__WHAT THE TASK REQUIRES__:
Every line from the start of the entries up to and including the one bearing "import matplotlib.transforms as mtransforms" must be printed verbatim, without the pictures.

== EXCERPTED RECORDS ==

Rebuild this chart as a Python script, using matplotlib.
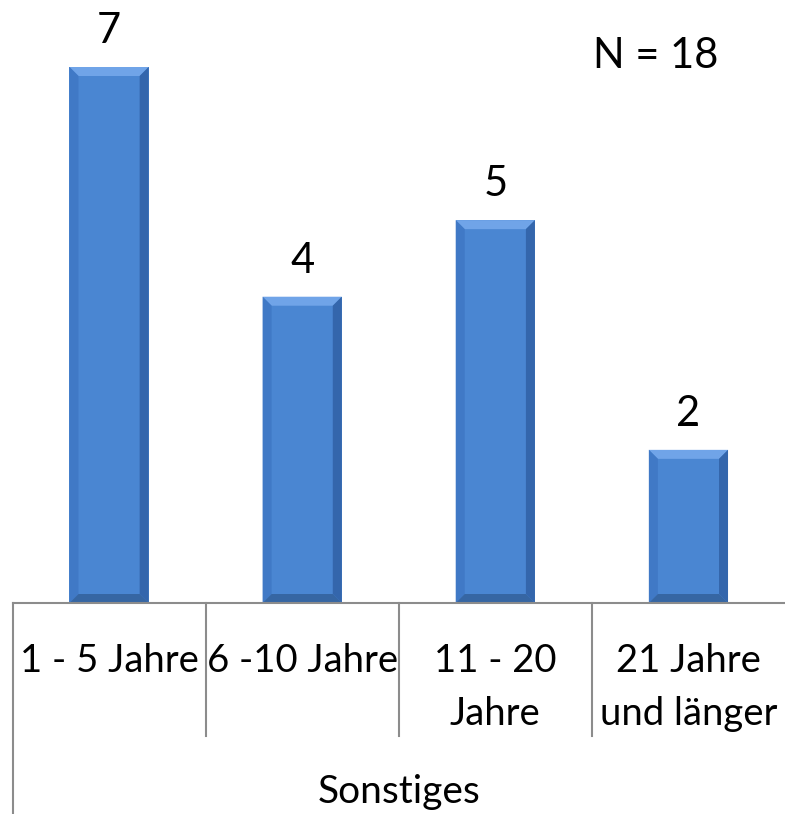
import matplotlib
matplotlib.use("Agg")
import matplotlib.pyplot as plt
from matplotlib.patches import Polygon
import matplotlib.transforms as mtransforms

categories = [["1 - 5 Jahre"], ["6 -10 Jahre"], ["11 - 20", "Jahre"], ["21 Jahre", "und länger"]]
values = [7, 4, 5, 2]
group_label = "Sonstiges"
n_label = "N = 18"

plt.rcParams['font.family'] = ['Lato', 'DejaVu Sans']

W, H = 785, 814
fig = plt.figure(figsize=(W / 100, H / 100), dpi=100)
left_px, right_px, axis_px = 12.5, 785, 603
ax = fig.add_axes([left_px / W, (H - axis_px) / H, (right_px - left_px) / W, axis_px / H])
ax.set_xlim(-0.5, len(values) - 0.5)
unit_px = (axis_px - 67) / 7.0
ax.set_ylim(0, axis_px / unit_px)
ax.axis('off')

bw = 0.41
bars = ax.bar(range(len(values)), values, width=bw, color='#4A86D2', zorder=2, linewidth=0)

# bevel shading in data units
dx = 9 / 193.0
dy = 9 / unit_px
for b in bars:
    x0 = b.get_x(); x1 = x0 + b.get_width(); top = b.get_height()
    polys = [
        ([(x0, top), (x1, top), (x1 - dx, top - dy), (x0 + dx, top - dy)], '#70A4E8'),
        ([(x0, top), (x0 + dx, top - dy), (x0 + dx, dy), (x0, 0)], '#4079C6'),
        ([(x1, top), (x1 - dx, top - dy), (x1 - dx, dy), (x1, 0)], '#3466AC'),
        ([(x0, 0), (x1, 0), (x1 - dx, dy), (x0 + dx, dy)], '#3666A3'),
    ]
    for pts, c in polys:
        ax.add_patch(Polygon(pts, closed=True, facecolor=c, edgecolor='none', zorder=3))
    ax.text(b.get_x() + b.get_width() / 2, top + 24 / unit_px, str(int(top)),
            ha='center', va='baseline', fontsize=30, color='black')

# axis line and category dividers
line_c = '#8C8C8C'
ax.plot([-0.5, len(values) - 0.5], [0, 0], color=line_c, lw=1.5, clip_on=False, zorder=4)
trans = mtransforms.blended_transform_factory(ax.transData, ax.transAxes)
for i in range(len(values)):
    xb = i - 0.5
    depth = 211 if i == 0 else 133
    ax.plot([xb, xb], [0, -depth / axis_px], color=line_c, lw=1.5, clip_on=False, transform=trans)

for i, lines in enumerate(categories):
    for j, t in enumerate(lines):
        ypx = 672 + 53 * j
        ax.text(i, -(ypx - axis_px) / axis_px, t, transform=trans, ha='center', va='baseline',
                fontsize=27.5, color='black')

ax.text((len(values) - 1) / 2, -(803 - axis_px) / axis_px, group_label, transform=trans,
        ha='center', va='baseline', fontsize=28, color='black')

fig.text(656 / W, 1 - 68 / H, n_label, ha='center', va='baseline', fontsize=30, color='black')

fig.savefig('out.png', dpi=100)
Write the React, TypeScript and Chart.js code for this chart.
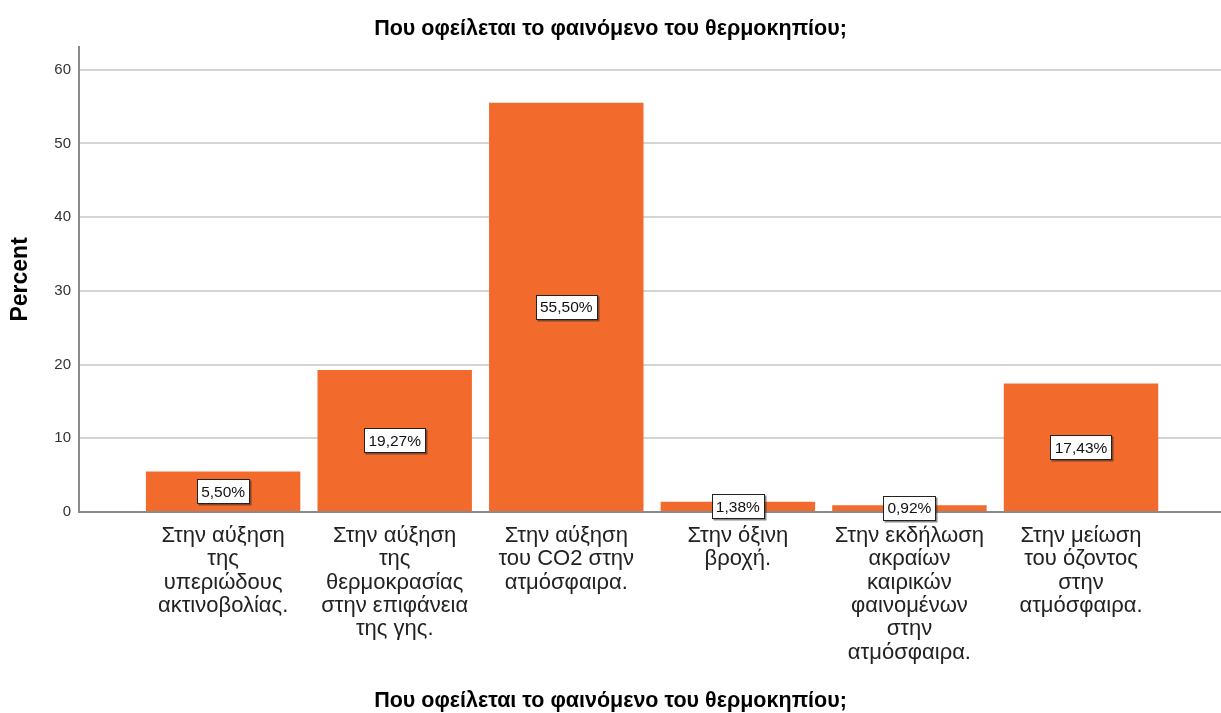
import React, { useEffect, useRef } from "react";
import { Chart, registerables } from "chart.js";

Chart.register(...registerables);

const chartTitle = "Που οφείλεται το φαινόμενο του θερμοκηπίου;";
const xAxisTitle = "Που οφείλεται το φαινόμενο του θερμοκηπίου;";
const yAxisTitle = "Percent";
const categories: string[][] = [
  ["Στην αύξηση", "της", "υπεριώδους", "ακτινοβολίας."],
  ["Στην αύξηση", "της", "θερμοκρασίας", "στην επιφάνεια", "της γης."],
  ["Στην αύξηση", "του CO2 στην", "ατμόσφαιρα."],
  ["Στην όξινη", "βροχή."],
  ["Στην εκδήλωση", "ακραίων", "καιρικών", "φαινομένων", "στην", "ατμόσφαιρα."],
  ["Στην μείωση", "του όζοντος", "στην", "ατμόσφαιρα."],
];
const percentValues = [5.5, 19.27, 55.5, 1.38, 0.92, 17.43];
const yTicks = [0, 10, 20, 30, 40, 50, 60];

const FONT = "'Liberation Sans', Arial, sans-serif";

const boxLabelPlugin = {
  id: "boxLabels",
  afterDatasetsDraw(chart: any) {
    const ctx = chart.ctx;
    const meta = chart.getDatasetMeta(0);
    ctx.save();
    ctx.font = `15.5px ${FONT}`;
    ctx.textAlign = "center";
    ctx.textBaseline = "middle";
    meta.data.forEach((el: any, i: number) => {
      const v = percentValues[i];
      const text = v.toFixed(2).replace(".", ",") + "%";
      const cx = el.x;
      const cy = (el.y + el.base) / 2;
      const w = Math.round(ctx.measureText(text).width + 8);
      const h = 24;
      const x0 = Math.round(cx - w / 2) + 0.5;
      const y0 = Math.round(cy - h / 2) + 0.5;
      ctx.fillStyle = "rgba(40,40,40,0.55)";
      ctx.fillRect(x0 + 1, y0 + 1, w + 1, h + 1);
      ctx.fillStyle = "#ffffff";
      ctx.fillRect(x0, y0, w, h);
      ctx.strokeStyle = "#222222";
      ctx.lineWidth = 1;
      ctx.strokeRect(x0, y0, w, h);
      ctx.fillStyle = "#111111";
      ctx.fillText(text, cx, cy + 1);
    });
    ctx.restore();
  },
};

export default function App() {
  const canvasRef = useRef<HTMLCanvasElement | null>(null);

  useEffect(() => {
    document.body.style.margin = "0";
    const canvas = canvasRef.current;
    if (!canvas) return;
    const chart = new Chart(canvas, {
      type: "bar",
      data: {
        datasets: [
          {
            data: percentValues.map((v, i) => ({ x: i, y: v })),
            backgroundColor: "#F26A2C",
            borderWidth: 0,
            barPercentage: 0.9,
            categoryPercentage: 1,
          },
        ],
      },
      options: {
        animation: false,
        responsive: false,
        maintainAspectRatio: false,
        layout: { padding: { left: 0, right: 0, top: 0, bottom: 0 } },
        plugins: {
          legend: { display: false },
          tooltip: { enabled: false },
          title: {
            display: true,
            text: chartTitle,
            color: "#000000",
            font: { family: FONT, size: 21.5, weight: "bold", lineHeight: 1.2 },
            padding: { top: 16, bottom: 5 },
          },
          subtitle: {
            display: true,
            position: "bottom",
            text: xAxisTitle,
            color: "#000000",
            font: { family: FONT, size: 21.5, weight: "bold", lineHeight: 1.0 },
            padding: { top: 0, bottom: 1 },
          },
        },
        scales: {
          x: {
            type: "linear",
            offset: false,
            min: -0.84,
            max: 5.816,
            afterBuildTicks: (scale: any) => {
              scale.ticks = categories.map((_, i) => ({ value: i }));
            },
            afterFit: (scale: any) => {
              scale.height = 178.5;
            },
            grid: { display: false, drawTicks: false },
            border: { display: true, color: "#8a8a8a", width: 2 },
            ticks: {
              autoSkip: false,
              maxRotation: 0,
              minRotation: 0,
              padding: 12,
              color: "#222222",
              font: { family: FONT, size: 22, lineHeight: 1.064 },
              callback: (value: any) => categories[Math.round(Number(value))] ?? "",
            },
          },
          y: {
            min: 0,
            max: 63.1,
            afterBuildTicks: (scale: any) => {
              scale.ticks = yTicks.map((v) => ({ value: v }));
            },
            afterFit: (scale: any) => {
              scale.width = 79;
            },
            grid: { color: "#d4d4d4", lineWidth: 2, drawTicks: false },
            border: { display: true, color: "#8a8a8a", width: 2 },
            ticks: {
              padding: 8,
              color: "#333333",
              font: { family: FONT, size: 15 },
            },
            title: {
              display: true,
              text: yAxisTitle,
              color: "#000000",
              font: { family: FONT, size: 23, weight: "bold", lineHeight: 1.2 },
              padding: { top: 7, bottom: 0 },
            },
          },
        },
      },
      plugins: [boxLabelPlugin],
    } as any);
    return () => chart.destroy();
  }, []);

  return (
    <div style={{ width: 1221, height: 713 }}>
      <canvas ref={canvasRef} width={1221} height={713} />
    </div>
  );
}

===

__FINISHED ANSWER__:
Rebuild this chart as a Python script, using matplotlib.
import matplotlib
matplotlib.use("Agg")
import matplotlib.pyplot as plt
from matplotlib.patches import Polygon
import matplotlib.transforms as mtransforms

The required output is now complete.